SP Setia Bhd, Malaysia’s biggest listed developer by sales, said shareholder Permodalan Nasional Bhd made an offer to take over the company in the country’s largest property acquisition in at least two decades.

Permodalan or PNB, Malaysia’s largest state asset manager, offered RM3.90 apiece for the rest of the shares it doesn’t already own, Maybank Investment Bank Bhd said in an e-mailed statement today.

The all-cash bid values SP Setia at RM6.9 billion. The stock surged 13 per cent to RM3.50 yesterday, the most since 1998, before being suspended from trading today. The offer represents a premium of 21.5 per cent above SP Setia’s five-day volume-weighted average price of RM3.21, said Maybank, which is acting for PNB.

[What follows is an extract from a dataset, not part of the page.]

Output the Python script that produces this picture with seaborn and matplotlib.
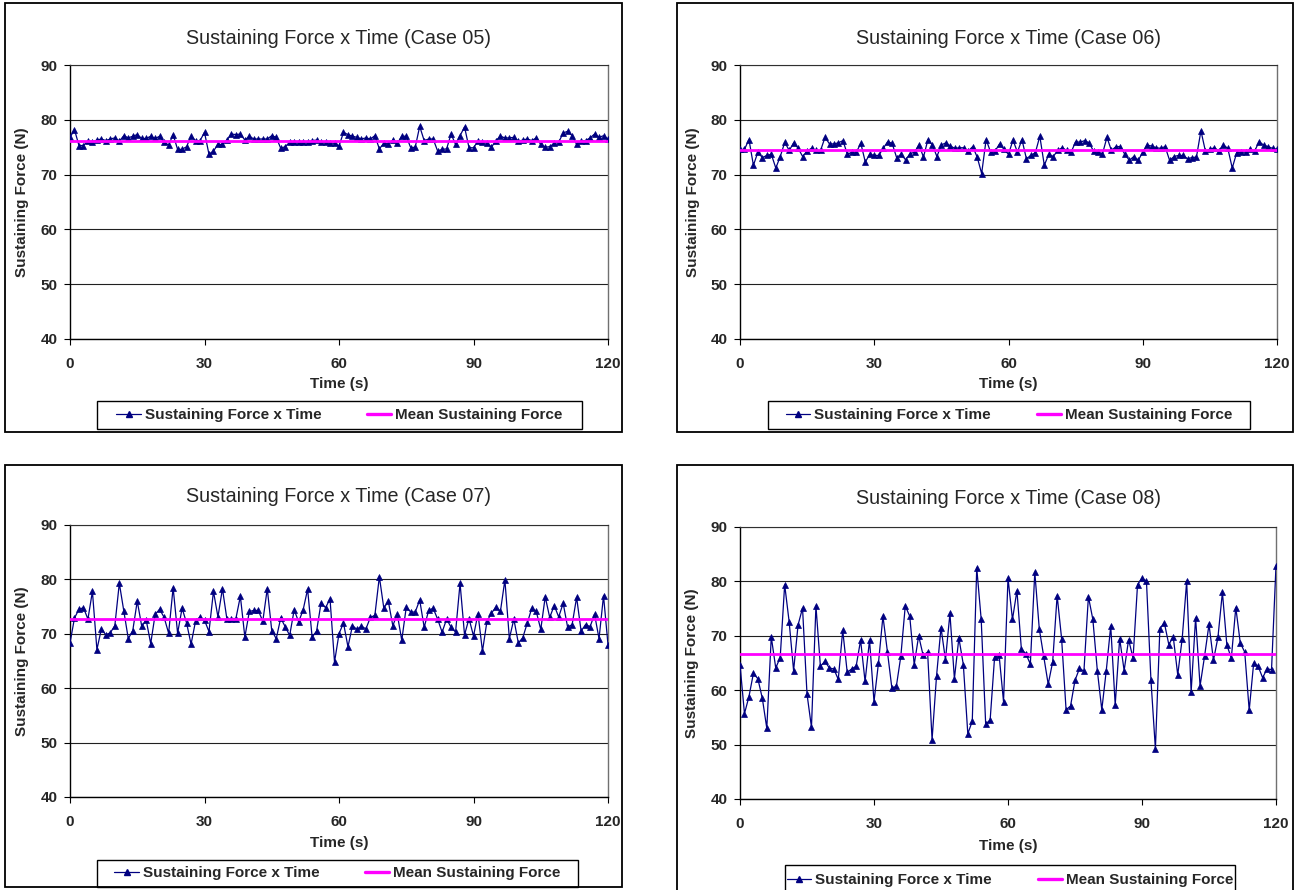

This compares with an average premium of 34 per cent for 17 property deals of more than US$500 million in Southeast Asia in the past five years, according to data compiled by Bloomberg. “If it’s privatized, it would imply that Permodalan might do some internal consolidation and put all their property assets under one entity,” said Jason Chong, who helps manage about US$1 billion as chief investment officer at Manulife Asset Management (Malaysia) Sdn Bhd in Kuala Lumpur.

They also need to “ensure that core management is still around.” The offer follows PNB’s 2009 merger of three developers after buying them out. Kuala Lumpur-based SP Setia will give PNB, which manages about RM150 billion of assets, access to projects in Malaysia, Australia and Vietnam.